* **TASK INSTRUCTIONS**:
Lines holding the string "this" are the ones to copy; find them all in the data.

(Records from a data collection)
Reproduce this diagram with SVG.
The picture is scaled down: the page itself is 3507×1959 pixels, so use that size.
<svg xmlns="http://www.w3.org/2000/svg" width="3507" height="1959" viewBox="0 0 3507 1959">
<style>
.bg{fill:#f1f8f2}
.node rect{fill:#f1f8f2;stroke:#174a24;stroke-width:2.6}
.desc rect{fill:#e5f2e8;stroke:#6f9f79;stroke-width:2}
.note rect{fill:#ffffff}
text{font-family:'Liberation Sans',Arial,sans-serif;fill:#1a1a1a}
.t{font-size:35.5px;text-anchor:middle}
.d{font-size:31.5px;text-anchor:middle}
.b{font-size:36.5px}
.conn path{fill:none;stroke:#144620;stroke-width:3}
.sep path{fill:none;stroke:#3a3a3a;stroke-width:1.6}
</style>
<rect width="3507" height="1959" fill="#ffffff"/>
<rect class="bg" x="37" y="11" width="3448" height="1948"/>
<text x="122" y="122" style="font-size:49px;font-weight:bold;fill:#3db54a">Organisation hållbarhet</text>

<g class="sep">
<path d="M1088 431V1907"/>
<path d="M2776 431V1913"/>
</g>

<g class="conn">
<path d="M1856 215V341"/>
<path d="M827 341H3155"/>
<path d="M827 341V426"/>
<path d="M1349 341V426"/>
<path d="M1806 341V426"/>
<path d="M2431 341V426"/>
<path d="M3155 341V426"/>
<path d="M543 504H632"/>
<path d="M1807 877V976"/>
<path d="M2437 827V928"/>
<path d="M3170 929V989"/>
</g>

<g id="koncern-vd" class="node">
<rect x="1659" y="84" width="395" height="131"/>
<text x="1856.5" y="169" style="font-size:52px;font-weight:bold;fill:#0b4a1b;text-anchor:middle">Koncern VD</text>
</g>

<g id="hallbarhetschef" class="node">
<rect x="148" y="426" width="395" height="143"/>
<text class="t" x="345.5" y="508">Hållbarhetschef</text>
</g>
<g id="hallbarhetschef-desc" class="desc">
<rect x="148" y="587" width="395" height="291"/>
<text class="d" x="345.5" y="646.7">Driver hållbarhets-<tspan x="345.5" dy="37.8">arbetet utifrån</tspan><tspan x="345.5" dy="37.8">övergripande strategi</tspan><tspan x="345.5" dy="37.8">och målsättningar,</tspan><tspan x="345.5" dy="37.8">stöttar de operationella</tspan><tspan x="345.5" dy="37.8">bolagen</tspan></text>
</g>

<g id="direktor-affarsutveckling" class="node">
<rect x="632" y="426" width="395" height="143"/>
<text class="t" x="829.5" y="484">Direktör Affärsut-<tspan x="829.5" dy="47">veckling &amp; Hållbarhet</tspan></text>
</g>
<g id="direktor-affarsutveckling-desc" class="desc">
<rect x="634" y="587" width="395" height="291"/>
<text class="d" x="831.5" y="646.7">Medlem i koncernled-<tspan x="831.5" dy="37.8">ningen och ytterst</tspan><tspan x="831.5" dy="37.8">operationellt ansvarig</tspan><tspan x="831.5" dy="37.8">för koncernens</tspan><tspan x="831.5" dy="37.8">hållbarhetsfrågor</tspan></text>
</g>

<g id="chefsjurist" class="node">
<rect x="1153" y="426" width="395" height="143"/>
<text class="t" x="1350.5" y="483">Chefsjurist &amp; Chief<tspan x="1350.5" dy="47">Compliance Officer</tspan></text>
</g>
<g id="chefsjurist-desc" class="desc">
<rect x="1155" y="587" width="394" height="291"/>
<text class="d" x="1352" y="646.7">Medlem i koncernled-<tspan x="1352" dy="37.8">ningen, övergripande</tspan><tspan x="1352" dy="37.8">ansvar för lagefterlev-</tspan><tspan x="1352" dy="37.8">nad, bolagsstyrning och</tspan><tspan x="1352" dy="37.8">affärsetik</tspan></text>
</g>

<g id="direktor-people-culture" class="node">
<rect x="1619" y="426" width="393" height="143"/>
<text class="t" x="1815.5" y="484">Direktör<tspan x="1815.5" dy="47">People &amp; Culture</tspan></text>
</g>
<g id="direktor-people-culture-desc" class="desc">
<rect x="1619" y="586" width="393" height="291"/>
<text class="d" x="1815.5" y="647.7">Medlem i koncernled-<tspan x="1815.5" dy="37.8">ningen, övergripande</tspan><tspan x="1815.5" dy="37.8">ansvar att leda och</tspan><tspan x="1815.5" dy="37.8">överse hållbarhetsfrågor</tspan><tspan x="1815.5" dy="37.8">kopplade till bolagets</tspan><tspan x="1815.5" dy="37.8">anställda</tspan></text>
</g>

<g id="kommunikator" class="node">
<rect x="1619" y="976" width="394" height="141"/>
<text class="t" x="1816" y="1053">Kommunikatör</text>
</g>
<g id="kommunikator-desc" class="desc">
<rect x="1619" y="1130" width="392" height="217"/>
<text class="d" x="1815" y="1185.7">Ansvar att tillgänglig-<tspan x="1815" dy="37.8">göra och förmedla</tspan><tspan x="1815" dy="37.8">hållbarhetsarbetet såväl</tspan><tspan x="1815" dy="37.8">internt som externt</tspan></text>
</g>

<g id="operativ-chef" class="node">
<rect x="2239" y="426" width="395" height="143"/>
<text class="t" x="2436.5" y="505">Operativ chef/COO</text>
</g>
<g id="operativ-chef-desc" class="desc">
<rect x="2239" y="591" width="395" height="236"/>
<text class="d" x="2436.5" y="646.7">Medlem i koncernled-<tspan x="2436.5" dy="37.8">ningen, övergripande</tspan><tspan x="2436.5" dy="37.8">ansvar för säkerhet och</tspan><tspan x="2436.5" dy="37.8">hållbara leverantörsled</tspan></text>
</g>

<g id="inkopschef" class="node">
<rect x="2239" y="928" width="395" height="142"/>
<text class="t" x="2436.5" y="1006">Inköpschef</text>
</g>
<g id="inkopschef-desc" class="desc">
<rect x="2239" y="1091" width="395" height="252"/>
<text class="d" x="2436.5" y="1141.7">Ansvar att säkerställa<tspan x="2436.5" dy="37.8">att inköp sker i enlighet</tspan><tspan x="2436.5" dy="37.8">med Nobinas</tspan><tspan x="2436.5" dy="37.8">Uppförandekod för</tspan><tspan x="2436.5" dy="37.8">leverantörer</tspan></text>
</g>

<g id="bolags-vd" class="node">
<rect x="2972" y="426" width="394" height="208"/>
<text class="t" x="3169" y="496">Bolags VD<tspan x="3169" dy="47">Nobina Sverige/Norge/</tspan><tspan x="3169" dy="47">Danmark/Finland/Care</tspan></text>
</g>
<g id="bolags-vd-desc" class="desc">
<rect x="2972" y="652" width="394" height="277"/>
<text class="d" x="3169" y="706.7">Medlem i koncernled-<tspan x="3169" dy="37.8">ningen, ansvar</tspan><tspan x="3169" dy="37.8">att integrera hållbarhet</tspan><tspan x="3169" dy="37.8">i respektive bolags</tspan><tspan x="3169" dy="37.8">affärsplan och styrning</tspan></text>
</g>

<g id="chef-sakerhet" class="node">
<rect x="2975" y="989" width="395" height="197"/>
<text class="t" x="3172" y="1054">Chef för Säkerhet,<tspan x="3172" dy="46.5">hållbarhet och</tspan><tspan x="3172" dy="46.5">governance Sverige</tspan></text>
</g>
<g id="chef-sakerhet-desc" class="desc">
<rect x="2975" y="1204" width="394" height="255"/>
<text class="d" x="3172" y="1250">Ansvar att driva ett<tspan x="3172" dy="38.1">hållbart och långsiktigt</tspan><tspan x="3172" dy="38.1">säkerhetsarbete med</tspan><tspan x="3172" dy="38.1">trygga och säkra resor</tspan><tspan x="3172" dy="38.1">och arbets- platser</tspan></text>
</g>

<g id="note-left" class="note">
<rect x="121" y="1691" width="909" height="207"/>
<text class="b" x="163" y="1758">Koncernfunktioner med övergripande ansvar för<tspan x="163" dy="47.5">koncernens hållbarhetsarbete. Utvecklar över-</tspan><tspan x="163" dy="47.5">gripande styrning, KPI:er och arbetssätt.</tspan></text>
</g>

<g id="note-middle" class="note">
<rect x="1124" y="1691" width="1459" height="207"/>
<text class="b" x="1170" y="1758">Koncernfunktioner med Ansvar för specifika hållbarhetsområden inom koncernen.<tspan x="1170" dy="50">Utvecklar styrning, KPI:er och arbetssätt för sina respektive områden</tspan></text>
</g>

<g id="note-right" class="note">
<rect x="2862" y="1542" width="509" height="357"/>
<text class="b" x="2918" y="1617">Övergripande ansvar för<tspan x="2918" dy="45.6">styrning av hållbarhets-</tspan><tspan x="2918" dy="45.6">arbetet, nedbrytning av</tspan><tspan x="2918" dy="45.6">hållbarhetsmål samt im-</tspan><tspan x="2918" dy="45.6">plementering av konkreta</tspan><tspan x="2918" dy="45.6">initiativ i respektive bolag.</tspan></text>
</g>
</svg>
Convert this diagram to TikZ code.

* **REPLY TO THE EXERCISE**:
Reproduce this diagram with SVG.
Convert this diagram to TikZ code.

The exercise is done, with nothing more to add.